#### [GOAL]
Repeat every line of the listing below exactly, minus the pictures.

#### [SUPPLIED DATA]

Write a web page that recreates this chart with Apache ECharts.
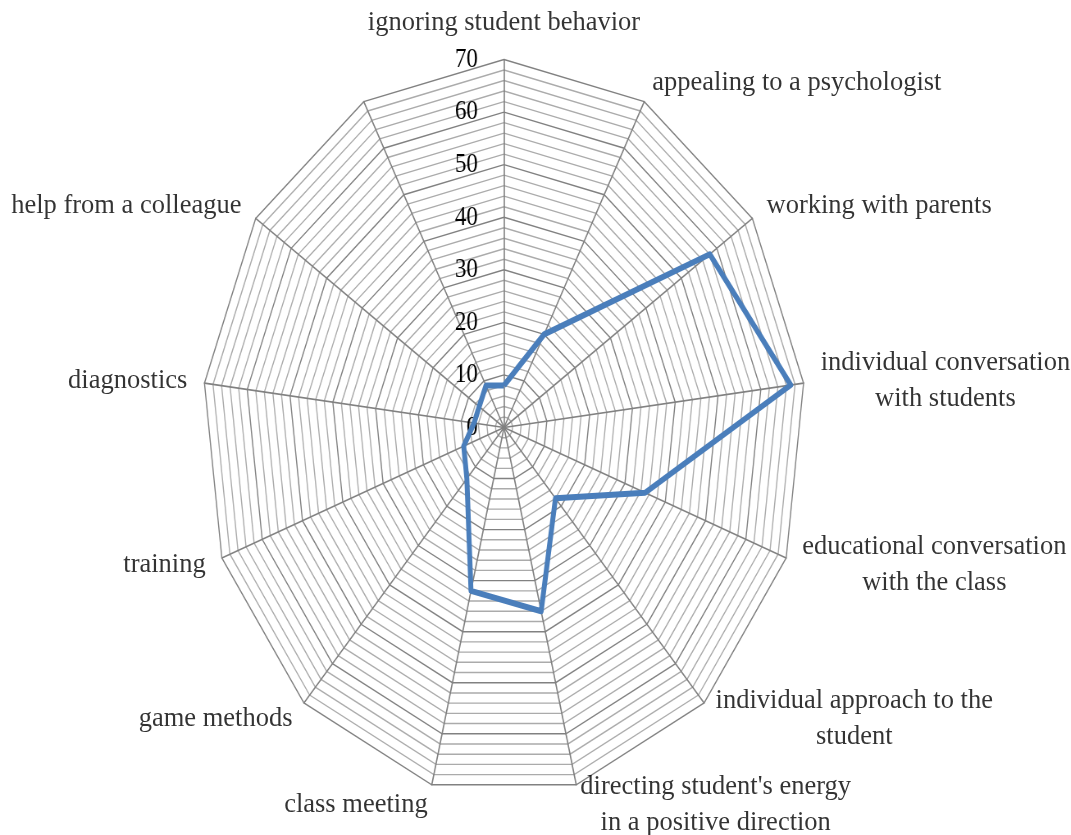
<!DOCTYPE html>
<html>
<head>
<meta charset="utf-8">
<script src="https://cdn.jsdelivr.net/npm/echarts@6/dist/echarts.min.js"></script>
<style>
html,body{margin:0;padding:0;background:#ffffff;overflow:hidden;width:1071px;height:835px;}
#radar{position:absolute;left:0;top:0;height:835px;transform-origin:0 0;}
#names{position:absolute;left:0;top:0;width:1071px;height:835px;}
</style>
</head>
<body>
<div id="radar"></div>
<div id="names"></div>
<script>
// ---- data (clockwise from the top axis) ----
const categories = [
  'ignoring student behavior',
  'appealing to a psychologist',
  'working with parents',
  'individual conversation\nwith students',
  'educational conversation\nwith the class',
  'individual approach to the\nstudent',
  "directing student's energy\nin a positive direction",
  'class meeting',
  'game methods',
  'training',
  'diagnostics',
  'help from a colleague',
  ''
];
const values = [8, 20, 58, 67, 35, 18, 36, 32, 13, 10, 7, 7, 9];
const tickLabels = [0, 10, 20, 30, 40, 50, 60, 70];
const axisMax = 70;
const axisStep = 2;

// ---- layout / style ----
const CX = 504, CY = 427.5, R = 368, SX = 0.82;
const FONT = 'Liberation Serif';
const TEXT = '#000000';
const GRID_DARK = '#818181', GRID_LIGHT = '#ababab';
const LINE_BLUE = '#4a7ebb';

const n = categories.length;
// ECharts radar runs counter-clockwise; reorder so the picture runs clockwise
const order = categories.map((_, i) => (n - i) % n);

const indicator = order.map((k, j) => {
  const ind = { name: categories[k], min: 0, max: axisMax };
  if (j === 0) {
    ind.axisLabel = {
      show: true,
      margin: 32,
      fontSize: 28,
      fontFamily: FONT,
      color: TEXT,
      formatter: v => (tickLabels.indexOf(Math.round(v)) >= 0 && Math.abs(v - Math.round(v)) < 1e-6) ? String(Math.round(v)) : ''
    };
  }
  return ind;
});

const ratio = 10 / axisStep;
const splitColors = [];
for (let i = 0; i < ratio; i++) splitColors.push(i === 0 ? GRID_DARK : GRID_LIGHT);

const radarDiv = document.getElementById('radar');
radarDiv.style.width = (1071 / SX) + 'px';
radarDiv.style.transform = 'scaleX(' + SX + ')';

const chartA = echarts.init(radarDiv, null, { renderer: 'canvas' });
chartA.setOption({
  animation: false,
  backgroundColor: 'transparent',
  radar: {
    center: [CX / SX, CY],
    radius: R,
    startAngle: 90,
    shape: 'polygon',
    splitNumber: axisMax / axisStep,
    indicator: indicator,
    axisName: { show: false },
    axisLine: { show: true, lineStyle: { color: GRID_DARK, width: 1.6 } },
    axisTick: { show: false },
    axisLabel: { show: false },
    splitLine: { show: true, lineStyle: { color: splitColors, width: 1.4 } },
    splitArea: { show: false }
  },
  series: [{
    type: 'radar',
    symbol: 'none',
    silent: true,
    lineStyle: { color: LINE_BLUE, width: 6 },
    itemStyle: { color: LINE_BLUE },
    data: [{ value: order.map(k => values[k]) }]
  }]
});

// ---- category names, drawn unstretched on a matching cartesian frame ----
const labelR = 74;
const nameData = categories.map((name, i) => {
  const a = i * 2 * Math.PI / n;
  const s = Math.sin(a), c = Math.cos(a);
  const align = s > 0.1 ? 'left' : (s < -0.1 ? 'right' : 'center');
  const vAlign = c > 0.9 ? 'bottom' : 'middle';
  return { value: [labelR * s, labelR * c], name: name, label: { align: align, verticalAlign: vAlign } };
});

const chartB = echarts.init(document.getElementById('names'), null, { renderer: 'canvas' });
chartB.setOption({
  animation: false,
  backgroundColor: 'transparent',
  grid: { left: CX - R * SX, top: CY - R, width: 2 * R * SX, height: 2 * R, containLabel: false },
  xAxis: { type: 'value', min: -axisMax, max: axisMax, show: false },
  yAxis: { type: 'value', min: -axisMax, max: axisMax, show: false },
  series: [{
    type: 'scatter',
    symbolSize: 0,
    silent: true,
    clip: false,
    data: nameData,
    labelLayout: { hideOverlap: false },
    label: {
      show: true,
      position: 'inside',
      color: TEXT,
      textBorderWidth: 0,
      formatter: p => {
        const lines = p.name.split('\n');
        const st = lines.length > 1 ? 'n' : 's';
        return lines.map(t => '{' + st + '|' + t + '}').join('\n');
      },
      rich: {
        n: { fontSize: 26.5, fontFamily: FONT, color: TEXT, textBorderWidth: 0, align: 'center', lineHeight: 36 },
        s: { fontSize: 26.5, fontFamily: FONT, color: TEXT, textBorderWidth: 0, align: 'center', lineHeight: 30 }
      }
    }
  }]
});
</script>
</body>
</html>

#### [EXERCISE OUTPUT]
Write a web page that recreates this chart with Apache ECharts.
<!DOCTYPE html>
<html>
<head>
<meta charset="utf-8">
<script src="https://cdn.jsdelivr.net/npm/echarts@6/dist/echarts.min.js"></script>
<style>
html,body{margin:0;padding:0;background:#ffffff;overflow:hidden;width:1071px;height:835px;}
#radar{position:absolute;left:0;top:0;height:835px;transform-origin:0 0;}
#names{position:absolute;left:0;top:0;width:1071px;height:835px;}
</style>
</head>
<body>
<div id="radar"></div>
<div id="names"></div>
<script>
// ---- data (clockwise from the top axis) ----
const categories = [
  'ignoring student behavior',
  'appealing to a psychologist',
  'working with parents',
  'individual conversation\nwith students',
  'educational conversation\nwith the class',
  'individual approach to the\nstudent',
  "directing student's energy\nin a positive direction",
  'class meeting',
  'game methods',
  'training',
  'diagnostics',
  'help from a colleague',
  ''
];
const values = [8, 20, 58, 67, 35, 18, 36, 32, 13, 10, 7, 7, 9];
const tickLabels = [0, 10, 20, 30, 40, 50, 60, 70];
const axisMax = 70;
const axisStep = 2;

// ---- layout / style ----
const CX = 504, CY = 427.5, R = 368, SX = 0.82;
const FONT = 'Liberation Serif';
const TEXT = '#000000';
const GRID_DARK = '#818181', GRID_LIGHT = '#ababab';
const LINE_BLUE = '#4a7ebb';

const n = categories.length;
// ECharts radar runs counter-clockwise; reorder so the picture runs clockwise
const order = categories.map((_, i) => (n - i) % n);

const indicator = order.map((k, j) => {
  const ind = { name: categories[k], min: 0, max: axisMax };
  if (j === 0) {
    ind.axisLabel = {
      show: true,
      margin: 32,
      fontSize: 28,
      fontFamily: FONT,
      color: TEXT,
      formatter: v => (tickLabels.indexOf(Math.round(v)) >= 0 && Math.abs(v - Math.round(v)) < 1e-6) ? String(Math.round(v)) : ''
    };
  }
  return ind;
});

const ratio = 10 / axisStep;
const splitColors = [];
for (let i = 0; i < ratio; i++) splitColors.push(i === 0 ? GRID_DARK : GRID_LIGHT);

const radarDiv = document.getElementById('radar');
radarDiv.style.width = (1071 / SX) + 'px';
radarDiv.style.transform = 'scaleX(' + SX + ')';

const chartA = echarts.init(radarDiv, null, { renderer: 'canvas' });
chartA.setOption({
  animation: false,
  backgroundColor: 'transparent',
  radar: {
    center: [CX / SX, CY],
    radius: R,
    startAngle: 90,
    shape: 'polygon',
    splitNumber: axisMax / axisStep,
    indicator: indicator,
    axisName: { show: false },
    axisLine: { show: true, lineStyle: { color: GRID_DARK, width: 1.6 } },
    axisTick: { show: false },
    axisLabel: { show: false },
    splitLine: { show: true, lineStyle: { color: splitColors, width: 1.4 } },
    splitArea: { show: false }
  },
  series: [{
    type: 'radar',
    symbol: 'none',
    silent: true,
    lineStyle: { color: LINE_BLUE, width: 6 },
    itemStyle: { color: LINE_BLUE },
    data: [{ value: order.map(k => values[k]) }]
  }]
});

// ---- category names, drawn unstretched on a matching cartesian frame ----
const labelR = 74;
const nameData = categories.map((name, i) => {
  const a = i * 2 * Math.PI / n;
  const s = Math.sin(a), c = Math.cos(a);
  const align = s > 0.1 ? 'left' : (s < -0.1 ? 'right' : 'center');
  const vAlign = c > 0.9 ? 'bottom' : 'middle';
  return { value: [labelR * s, labelR * c], name: name, label: { align: align, verticalAlign: vAlign } };
});

const chartB = echarts.init(document.getElementById('names'), null, { renderer: 'canvas' });
chartB.setOption({
  animation: false,
  backgroundColor: 'transparent',
  grid: { left: CX - R * SX, top: CY - R, width: 2 * R * SX, height: 2 * R, containLabel: false },
  xAxis: { type: 'value', min: -axisMax, max: axisMax, show: false },
  yAxis: { type: 'value', min: -axisMax, max: axisMax, show: false },
  series: [{
    type: 'scatter',
    symbolSize: 0,
    silent: true,
    clip: false,
    data: nameData,
    labelLayout: { hideOverlap: false },
    label: {
      show: true,
      position: 'inside',
      color: TEXT,
      textBorderWidth: 0,
      formatter: p => {
        const lines = p.name.split('\n');
        const st = lines.length > 1 ? 'n' : 's';
        return lines.map(t => '{' + st + '|' + t + '}').join('\n');
      },
      rich: {
        n: { fontSize: 26.5, fontFamily: FONT, color: TEXT, textBorderWidth: 0, align: 'center', lineHeight: 36 },
        s: { fontSize: 26.5, fontFamily: FONT, color: TEXT, textBorderWidth: 0, align: 'center', lineHeight: 30 }
      }
    }
  }]
});
</script>
</body>
</html>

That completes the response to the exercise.